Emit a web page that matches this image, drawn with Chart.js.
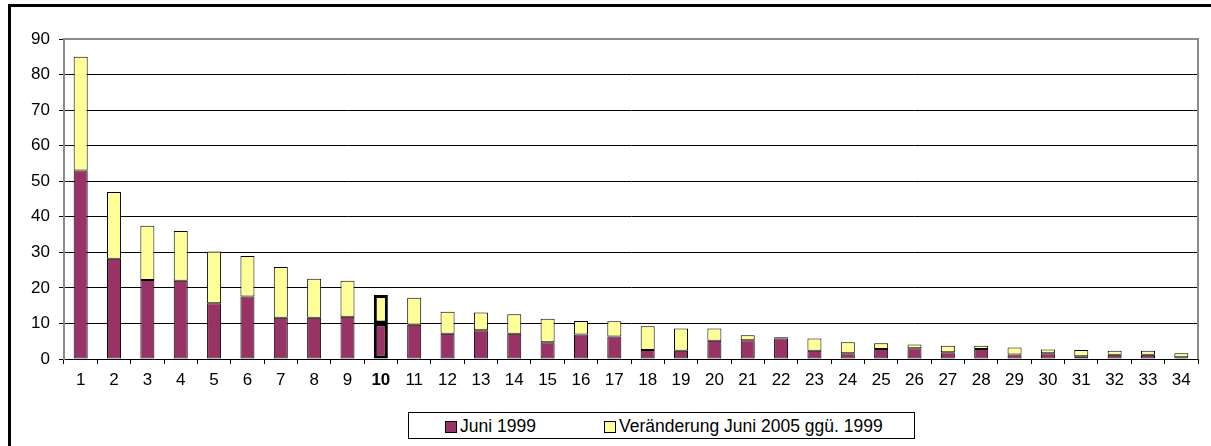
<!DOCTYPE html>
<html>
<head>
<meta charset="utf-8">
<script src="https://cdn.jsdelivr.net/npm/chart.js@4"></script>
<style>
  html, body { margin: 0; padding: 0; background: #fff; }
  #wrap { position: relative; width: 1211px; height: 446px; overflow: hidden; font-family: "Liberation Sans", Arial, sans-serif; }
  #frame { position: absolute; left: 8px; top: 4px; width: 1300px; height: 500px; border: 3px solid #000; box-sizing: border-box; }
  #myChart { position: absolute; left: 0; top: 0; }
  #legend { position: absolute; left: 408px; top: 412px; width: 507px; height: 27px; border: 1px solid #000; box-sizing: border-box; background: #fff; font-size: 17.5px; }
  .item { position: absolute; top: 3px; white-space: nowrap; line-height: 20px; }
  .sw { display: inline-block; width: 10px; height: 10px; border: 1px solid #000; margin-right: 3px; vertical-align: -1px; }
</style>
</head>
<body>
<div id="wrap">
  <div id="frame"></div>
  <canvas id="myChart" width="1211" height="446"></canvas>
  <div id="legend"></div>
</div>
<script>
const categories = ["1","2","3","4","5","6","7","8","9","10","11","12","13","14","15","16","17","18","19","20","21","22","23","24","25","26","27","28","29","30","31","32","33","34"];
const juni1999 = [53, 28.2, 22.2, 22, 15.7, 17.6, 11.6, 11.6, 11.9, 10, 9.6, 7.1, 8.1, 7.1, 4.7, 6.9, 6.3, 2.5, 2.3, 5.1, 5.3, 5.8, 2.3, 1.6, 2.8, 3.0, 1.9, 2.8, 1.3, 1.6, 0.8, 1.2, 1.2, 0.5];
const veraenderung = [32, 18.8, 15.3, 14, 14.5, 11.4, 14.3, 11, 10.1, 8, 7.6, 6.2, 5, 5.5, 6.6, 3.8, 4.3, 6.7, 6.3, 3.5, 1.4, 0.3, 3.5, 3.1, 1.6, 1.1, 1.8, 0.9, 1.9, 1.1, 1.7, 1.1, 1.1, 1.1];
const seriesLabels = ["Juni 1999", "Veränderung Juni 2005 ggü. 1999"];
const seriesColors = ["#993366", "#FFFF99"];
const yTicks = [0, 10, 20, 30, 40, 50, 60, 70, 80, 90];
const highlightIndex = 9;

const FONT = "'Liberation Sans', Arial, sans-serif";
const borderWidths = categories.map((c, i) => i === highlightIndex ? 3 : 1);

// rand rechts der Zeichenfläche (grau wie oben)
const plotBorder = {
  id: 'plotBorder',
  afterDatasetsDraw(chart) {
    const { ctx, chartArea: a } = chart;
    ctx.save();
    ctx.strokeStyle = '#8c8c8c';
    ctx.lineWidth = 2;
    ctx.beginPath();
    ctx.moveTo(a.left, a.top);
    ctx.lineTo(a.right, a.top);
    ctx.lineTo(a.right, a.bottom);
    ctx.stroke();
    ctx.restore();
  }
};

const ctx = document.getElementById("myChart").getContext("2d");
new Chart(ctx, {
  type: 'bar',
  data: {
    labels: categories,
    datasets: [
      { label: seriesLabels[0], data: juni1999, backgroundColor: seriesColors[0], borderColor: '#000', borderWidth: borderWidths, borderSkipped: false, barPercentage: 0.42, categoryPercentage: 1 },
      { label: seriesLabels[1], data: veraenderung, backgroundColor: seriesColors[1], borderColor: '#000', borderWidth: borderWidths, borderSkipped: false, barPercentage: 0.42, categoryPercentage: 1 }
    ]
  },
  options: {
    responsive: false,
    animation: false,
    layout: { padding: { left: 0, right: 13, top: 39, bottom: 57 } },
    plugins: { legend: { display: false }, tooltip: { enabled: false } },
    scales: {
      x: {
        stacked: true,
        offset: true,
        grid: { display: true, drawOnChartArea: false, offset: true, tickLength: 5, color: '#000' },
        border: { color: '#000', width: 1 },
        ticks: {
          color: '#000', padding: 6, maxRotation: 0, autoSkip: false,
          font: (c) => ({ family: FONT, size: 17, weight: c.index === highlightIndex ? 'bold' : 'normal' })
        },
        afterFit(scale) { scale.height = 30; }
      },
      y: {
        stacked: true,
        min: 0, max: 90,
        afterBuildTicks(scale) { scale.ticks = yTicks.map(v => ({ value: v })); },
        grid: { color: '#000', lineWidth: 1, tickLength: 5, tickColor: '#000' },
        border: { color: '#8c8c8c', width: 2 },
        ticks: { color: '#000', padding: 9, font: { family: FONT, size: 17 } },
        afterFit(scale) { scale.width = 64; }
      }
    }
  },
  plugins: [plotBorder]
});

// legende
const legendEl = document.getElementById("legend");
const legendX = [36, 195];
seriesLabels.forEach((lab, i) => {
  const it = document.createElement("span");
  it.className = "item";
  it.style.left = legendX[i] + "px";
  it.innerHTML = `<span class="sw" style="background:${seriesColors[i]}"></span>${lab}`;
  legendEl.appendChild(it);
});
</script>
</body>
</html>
........
Write the full listing out again with every line unchanged, but include no pictures.

Emit a web page that matches this image, drawn with Chart.js.
<!DOCTYPE html>
<html>
<head>
<meta charset="utf-8">
<script src="https://cdn.jsdelivr.net/npm/chart.js@4"></script>
<style>
  html, body { margin: 0; padding: 0; background: #fff; }
  #wrap { position: relative; width: 1211px; height: 446px; overflow: hidden; font-family: "Liberation Sans", Arial, sans-serif; }
  #frame { position: absolute; left: 8px; top: 4px; width: 1300px; height: 500px; border: 3px solid #000; box-sizing: border-box; }
  #myChart { position: absolute; left: 0; top: 0; }
  #legend { position: absolute; left: 408px; top: 412px; width: 507px; height: 27px; border: 1px solid #000; box-sizing: border-box; background: #fff; font-size: 17.5px; }
  .item { position: absolute; top: 3px; white-space: nowrap; line-height: 20px; }
  .sw { display: inline-block; width: 10px; height: 10px; border: 1px solid #000; margin-right: 3px; vertical-align: -1px; }
</style>
</head>
<body>
<div id="wrap">
  <div id="frame"></div>
  <canvas id="myChart" width="1211" height="446"></canvas>
  <div id="legend"></div>
</div>
<script>
const categories = ["1","2","3","4","5","6","7","8","9","10","11","12","13","14","15","16","17","18","19","20","21","22","23","24","25","26","27","28","29","30","31","32","33","34"];
const juni1999 = [53, 28.2, 22.2, 22, 15.7, 17.6, 11.6, 11.6, 11.9, 10, 9.6, 7.1, 8.1, 7.1, 4.7, 6.9, 6.3, 2.5, 2.3, 5.1, 5.3, 5.8, 2.3, 1.6, 2.8, 3.0, 1.9, 2.8, 1.3, 1.6, 0.8, 1.2, 1.2, 0.5];
const veraenderung = [32, 18.8, 15.3, 14, 14.5, 11.4, 14.3, 11, 10.1, 8, 7.6, 6.2, 5, 5.5, 6.6, 3.8, 4.3, 6.7, 6.3, 3.5, 1.4, 0.3, 3.5, 3.1, 1.6, 1.1, 1.8, 0.9, 1.9, 1.1, 1.7, 1.1, 1.1, 1.1];
const seriesLabels = ["Juni 1999", "Veränderung Juni 2005 ggü. 1999"];
const seriesColors = ["#993366", "#FFFF99"];
const yTicks = [0, 10, 20, 30, 40, 50, 60, 70, 80, 90];
const highlightIndex = 9;

const FONT = "'Liberation Sans', Arial, sans-serif";
const borderWidths = categories.map((c, i) => i === highlightIndex ? 3 : 1);

// rand rechts der Zeichenfläche (grau wie oben)
const plotBorder = {
  id: 'plotBorder',
  afterDatasetsDraw(chart) {
    const { ctx, chartArea: a } = chart;
    ctx.save();
    ctx.strokeStyle = '#8c8c8c';
    ctx.lineWidth = 2;
    ctx.beginPath();
    ctx.moveTo(a.left, a.top);
    ctx.lineTo(a.right, a.top);
    ctx.lineTo(a.right, a.bottom);
    ctx.stroke();
    ctx.restore();
  }
};

const ctx = document.getElementById("myChart").getContext("2d");
new Chart(ctx, {
  type: 'bar',
  data: {
    labels: categories,
    datasets: [
      { label: seriesLabels[0], data: juni1999, backgroundColor: seriesColors[0], borderColor: '#000', borderWidth: borderWidths, borderSkipped: false, barPercentage: 0.42, categoryPercentage: 1 },
      { label: seriesLabels[1], data: veraenderung, backgroundColor: seriesColors[1], borderColor: '#000', borderWidth: borderWidths, borderSkipped: false, barPercentage: 0.42, categoryPercentage: 1 }
    ]
  },
  options: {
    responsive: false,
    animation: false,
    layout: { padding: { left: 0, right: 13, top: 39, bottom: 57 } },
    plugins: { legend: { display: false }, tooltip: { enabled: false } },
    scales: {
      x: {
        stacked: true,
        offset: true,
        grid: { display: true, drawOnChartArea: false, offset: true, tickLength: 5, color: '#000' },
        border: { color: '#000', width: 1 },
        ticks: {
          color: '#000', padding: 6, maxRotation: 0, autoSkip: false,
          font: (c) => ({ family: FONT, size: 17, weight: c.index === highlightIndex ? 'bold' : 'normal' })
        },
        afterFit(scale) { scale.height = 30; }
      },
      y: {
        stacked: true,
        min: 0, max: 90,
        afterBuildTicks(scale) { scale.ticks = yTicks.map(v => ({ value: v })); },
        grid: { color: '#000', lineWidth: 1, tickLength: 5, tickColor: '#000' },
        border: { color: '#8c8c8c', width: 2 },
        ticks: { color: '#000', padding: 9, font: { family: FONT, size: 17 } },
        afterFit(scale) { scale.width = 64; }
      }
    }
  },
  plugins: [plotBorder]
});

// legende
const legendEl = document.getElementById("legend");
const legendX = [36, 195];
seriesLabels.forEach((lab, i) => {
  const it = document.createElement("span");
  it.className = "item";
  it.style.left = legendX[i] + "px";
  it.innerHTML = `<span class="sw" style="background:${seriesColors[i]}"></span>${lab}`;
  legendEl.appendChild(it);
});
</script>
</body>
</html>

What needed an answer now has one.